**Do this:**
Copy nothing but the stretch that opens with the line containing "Reproduce this chart with Plotly.js." and closes with the line containing "const xTitle = 'گیاهان مختلف مورد آزمایش';". Keep pictures out.
------------------------------------
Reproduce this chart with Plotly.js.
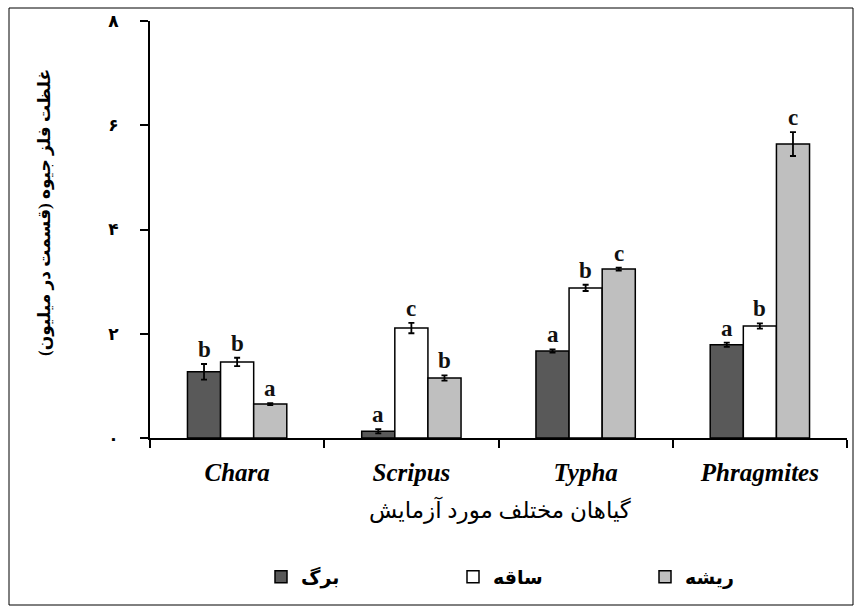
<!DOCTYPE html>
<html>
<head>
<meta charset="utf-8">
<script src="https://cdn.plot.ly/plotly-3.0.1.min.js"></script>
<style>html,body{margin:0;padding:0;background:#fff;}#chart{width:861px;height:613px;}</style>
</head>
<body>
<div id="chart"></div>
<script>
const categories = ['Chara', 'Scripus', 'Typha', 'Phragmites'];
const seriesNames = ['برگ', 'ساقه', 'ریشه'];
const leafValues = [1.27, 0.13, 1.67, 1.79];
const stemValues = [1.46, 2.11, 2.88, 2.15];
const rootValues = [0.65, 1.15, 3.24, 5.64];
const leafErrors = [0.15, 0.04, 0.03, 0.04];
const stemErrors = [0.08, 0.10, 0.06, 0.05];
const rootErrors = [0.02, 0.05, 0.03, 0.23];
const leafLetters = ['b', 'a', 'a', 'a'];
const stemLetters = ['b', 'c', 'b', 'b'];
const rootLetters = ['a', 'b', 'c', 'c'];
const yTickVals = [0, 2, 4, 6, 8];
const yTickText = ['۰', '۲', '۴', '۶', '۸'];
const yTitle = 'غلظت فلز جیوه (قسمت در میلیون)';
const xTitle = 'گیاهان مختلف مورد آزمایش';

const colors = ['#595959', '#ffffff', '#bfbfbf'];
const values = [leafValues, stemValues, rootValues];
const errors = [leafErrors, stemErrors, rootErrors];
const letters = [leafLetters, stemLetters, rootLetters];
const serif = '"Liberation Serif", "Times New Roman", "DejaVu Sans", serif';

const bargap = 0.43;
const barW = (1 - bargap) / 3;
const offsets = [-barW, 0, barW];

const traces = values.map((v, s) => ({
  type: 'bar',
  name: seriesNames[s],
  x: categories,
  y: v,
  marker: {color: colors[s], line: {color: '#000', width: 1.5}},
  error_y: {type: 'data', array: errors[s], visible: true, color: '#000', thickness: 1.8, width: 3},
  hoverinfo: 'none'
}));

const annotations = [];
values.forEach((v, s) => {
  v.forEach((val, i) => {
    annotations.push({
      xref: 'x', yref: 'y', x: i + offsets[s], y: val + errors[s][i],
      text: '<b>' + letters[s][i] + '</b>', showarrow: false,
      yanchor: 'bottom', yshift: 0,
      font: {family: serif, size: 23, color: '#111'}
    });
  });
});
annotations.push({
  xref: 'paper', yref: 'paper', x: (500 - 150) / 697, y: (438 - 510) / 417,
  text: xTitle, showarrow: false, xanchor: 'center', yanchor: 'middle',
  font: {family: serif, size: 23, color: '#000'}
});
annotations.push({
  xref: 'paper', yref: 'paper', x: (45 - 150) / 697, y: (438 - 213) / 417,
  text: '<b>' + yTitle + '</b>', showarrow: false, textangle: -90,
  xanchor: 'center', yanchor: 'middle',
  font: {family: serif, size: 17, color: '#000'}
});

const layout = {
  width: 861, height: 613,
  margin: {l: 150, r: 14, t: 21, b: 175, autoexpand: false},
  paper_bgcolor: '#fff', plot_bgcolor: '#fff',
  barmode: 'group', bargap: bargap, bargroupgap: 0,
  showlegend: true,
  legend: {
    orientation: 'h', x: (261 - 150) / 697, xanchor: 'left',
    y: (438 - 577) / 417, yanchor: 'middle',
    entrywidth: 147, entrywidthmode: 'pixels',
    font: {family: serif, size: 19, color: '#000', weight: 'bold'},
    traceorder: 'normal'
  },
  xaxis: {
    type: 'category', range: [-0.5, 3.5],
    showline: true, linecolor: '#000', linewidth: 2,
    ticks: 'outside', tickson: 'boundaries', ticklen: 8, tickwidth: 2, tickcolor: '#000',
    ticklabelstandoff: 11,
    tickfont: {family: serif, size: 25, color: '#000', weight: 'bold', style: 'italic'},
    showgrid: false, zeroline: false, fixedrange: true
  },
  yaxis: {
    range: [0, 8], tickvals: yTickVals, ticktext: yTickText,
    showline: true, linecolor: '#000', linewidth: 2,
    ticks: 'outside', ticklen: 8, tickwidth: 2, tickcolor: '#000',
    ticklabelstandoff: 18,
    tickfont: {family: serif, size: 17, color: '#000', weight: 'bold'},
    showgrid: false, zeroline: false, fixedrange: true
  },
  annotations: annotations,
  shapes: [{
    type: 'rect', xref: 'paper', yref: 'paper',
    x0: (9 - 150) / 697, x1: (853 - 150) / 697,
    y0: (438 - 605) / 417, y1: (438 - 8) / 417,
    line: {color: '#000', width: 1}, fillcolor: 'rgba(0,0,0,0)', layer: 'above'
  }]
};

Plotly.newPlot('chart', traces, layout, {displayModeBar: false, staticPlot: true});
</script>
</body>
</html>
------------------------------------
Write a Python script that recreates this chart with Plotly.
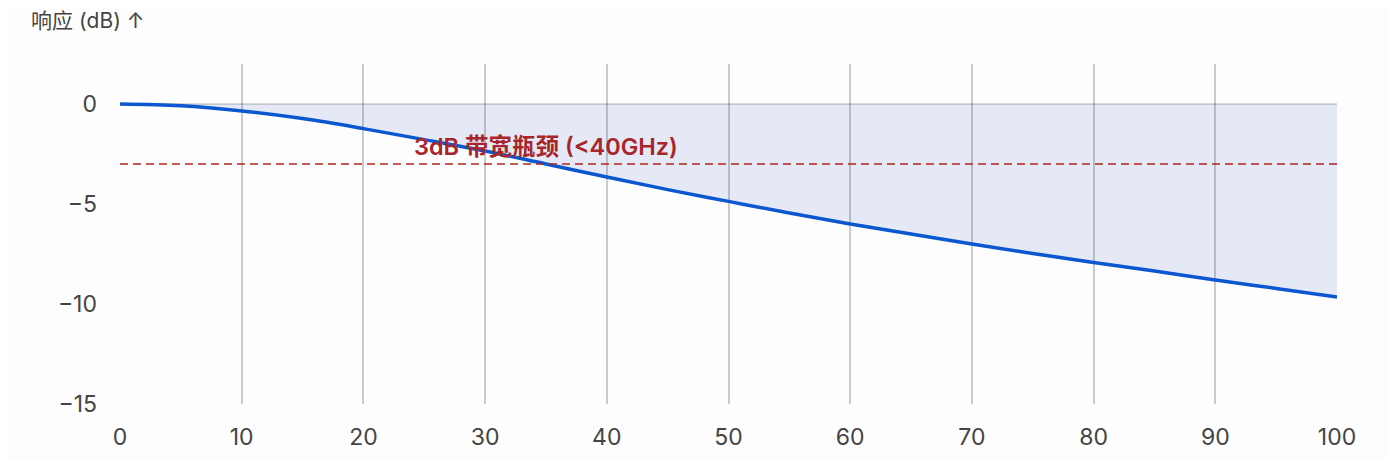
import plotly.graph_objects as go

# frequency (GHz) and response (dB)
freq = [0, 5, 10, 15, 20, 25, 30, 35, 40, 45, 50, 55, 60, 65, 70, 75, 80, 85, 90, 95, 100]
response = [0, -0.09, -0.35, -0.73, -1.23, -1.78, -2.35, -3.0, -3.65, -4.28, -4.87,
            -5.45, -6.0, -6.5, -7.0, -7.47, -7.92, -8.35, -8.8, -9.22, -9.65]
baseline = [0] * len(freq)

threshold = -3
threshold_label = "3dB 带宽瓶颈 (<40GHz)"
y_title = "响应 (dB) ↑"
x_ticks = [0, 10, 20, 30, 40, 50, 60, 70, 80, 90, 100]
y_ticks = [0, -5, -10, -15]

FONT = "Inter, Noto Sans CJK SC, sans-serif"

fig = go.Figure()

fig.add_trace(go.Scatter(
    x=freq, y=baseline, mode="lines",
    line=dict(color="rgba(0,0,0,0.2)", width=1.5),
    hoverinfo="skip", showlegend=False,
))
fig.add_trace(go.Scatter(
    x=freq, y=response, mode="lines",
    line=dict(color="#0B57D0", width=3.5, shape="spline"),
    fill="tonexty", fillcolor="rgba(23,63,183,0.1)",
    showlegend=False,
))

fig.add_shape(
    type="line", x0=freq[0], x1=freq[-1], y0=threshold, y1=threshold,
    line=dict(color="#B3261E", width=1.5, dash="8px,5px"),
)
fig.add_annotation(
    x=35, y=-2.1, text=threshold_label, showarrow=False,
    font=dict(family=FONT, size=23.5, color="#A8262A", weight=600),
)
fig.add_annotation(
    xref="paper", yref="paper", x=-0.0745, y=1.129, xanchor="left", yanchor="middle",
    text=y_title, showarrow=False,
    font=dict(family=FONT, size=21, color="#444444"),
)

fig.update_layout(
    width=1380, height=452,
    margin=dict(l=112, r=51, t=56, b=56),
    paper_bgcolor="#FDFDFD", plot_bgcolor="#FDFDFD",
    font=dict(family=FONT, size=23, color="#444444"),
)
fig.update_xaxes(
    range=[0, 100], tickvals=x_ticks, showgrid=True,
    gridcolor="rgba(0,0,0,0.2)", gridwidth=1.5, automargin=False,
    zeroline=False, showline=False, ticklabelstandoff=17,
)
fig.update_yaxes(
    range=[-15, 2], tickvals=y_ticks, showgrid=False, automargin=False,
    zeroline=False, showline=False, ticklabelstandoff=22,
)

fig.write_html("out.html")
------------------------------------
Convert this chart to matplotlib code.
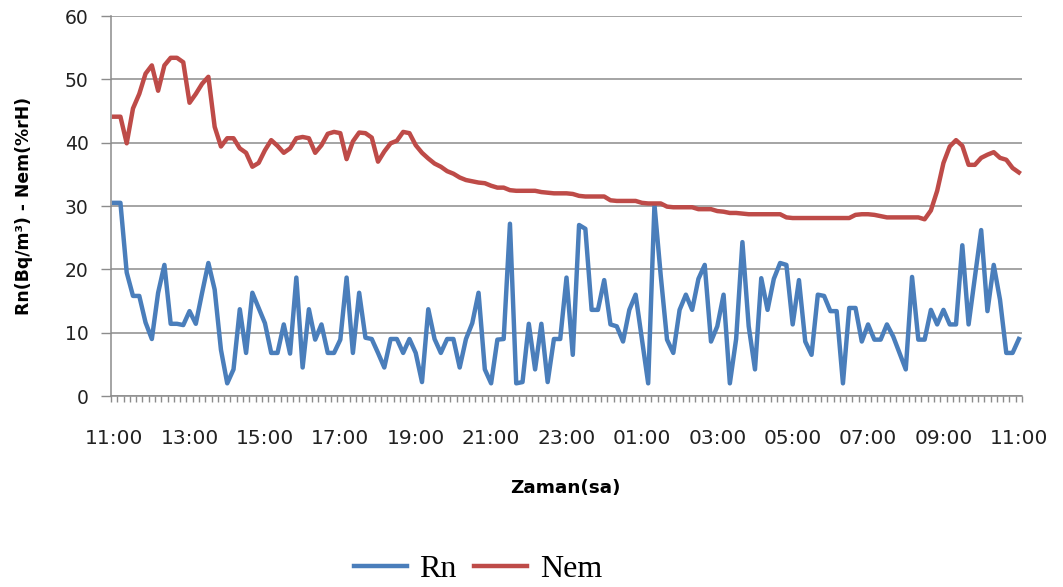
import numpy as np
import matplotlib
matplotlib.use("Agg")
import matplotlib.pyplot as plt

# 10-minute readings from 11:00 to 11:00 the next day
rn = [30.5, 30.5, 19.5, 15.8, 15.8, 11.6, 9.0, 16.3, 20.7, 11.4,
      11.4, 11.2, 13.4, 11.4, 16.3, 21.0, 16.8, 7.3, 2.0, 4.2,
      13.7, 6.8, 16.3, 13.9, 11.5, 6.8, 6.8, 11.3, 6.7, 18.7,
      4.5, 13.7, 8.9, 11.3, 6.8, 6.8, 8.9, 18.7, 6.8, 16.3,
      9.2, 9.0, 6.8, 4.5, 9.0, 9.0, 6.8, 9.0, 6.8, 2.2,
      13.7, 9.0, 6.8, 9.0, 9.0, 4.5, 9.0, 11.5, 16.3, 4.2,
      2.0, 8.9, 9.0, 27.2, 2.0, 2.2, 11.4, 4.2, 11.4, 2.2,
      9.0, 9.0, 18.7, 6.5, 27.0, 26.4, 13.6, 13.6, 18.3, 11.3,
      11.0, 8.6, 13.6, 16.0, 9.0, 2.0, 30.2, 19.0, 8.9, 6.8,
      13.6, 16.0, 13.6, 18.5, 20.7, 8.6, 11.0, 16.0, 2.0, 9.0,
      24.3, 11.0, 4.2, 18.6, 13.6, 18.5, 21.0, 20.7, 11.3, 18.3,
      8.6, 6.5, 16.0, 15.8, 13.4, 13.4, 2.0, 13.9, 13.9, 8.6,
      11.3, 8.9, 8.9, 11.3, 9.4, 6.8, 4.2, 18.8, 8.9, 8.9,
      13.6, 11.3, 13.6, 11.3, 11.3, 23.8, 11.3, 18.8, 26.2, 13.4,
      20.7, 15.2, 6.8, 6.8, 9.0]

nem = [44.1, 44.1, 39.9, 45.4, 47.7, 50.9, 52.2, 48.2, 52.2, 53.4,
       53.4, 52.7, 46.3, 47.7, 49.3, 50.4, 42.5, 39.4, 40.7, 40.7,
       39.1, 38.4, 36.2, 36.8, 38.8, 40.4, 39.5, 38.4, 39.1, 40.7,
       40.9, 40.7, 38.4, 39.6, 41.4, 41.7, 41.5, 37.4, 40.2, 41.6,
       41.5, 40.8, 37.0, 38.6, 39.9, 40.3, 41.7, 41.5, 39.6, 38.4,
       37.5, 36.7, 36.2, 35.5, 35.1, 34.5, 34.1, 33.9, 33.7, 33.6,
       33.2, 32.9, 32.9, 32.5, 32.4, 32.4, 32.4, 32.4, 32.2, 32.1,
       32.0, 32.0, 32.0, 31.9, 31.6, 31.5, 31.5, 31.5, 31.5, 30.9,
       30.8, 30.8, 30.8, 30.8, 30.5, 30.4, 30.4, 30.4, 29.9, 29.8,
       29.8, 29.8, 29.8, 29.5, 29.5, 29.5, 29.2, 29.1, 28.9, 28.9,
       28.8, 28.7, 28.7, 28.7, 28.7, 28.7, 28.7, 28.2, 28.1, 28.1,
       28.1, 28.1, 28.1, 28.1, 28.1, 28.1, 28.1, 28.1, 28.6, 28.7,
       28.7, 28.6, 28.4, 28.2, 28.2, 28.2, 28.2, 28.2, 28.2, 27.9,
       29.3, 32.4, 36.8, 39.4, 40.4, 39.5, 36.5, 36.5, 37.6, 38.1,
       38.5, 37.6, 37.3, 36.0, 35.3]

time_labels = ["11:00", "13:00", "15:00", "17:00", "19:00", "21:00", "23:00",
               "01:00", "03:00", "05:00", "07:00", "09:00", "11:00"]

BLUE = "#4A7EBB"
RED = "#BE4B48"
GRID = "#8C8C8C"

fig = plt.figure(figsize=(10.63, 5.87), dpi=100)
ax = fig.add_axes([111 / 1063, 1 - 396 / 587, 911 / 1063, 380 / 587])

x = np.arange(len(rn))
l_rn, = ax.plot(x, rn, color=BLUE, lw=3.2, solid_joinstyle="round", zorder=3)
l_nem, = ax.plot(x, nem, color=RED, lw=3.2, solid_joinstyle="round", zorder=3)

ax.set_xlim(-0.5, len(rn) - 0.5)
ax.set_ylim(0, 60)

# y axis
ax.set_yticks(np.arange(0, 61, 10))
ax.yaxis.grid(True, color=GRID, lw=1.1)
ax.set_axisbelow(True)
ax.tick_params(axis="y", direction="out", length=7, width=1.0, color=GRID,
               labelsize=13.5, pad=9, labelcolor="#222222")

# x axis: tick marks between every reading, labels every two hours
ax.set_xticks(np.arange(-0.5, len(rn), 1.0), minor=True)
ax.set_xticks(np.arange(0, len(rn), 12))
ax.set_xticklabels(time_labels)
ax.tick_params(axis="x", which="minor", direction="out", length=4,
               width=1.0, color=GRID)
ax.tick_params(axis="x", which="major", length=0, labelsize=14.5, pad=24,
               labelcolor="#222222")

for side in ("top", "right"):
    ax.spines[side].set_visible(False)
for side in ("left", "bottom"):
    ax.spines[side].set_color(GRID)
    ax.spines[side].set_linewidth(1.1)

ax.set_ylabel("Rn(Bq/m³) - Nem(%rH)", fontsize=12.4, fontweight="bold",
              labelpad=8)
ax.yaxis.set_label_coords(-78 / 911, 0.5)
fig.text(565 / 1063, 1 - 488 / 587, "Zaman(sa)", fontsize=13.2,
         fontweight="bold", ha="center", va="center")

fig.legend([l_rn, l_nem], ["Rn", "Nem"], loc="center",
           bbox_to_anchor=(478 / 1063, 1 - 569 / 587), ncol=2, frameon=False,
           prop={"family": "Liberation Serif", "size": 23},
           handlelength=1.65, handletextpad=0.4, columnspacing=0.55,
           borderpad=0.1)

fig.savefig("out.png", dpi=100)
------------------------------------
**The reply:**
Reproduce this chart with Plotly.js.
<!DOCTYPE html>
<html>
<head>
<meta charset="utf-8">
<script src="https://cdn.plot.ly/plotly-3.0.1.min.js"></script>
<style>html,body{margin:0;padding:0;background:#fff;}#chart{width:861px;height:613px;}</style>
</head>
<body>
<div id="chart"></div>
<script>
const categories = ['Chara', 'Scripus', 'Typha', 'Phragmites'];
const seriesNames = ['برگ', 'ساقه', 'ریشه'];
const leafValues = [1.27, 0.13, 1.67, 1.79];
const stemValues = [1.46, 2.11, 2.88, 2.15];
const rootValues = [0.65, 1.15, 3.24, 5.64];
const leafErrors = [0.15, 0.04, 0.03, 0.04];
const stemErrors = [0.08, 0.10, 0.06, 0.05];
const rootErrors = [0.02, 0.05, 0.03, 0.23];
const leafLetters = ['b', 'a', 'a', 'a'];
const stemLetters = ['b', 'c', 'b', 'b'];
const rootLetters = ['a', 'b', 'c', 'c'];
const yTickVals = [0, 2, 4, 6, 8];
const yTickText = ['۰', '۲', '۴', '۶', '۸'];
const yTitle = 'غلظت فلز جیوه (قسمت در میلیون)';
const xTitle = 'گیاهان مختلف مورد آزمایش';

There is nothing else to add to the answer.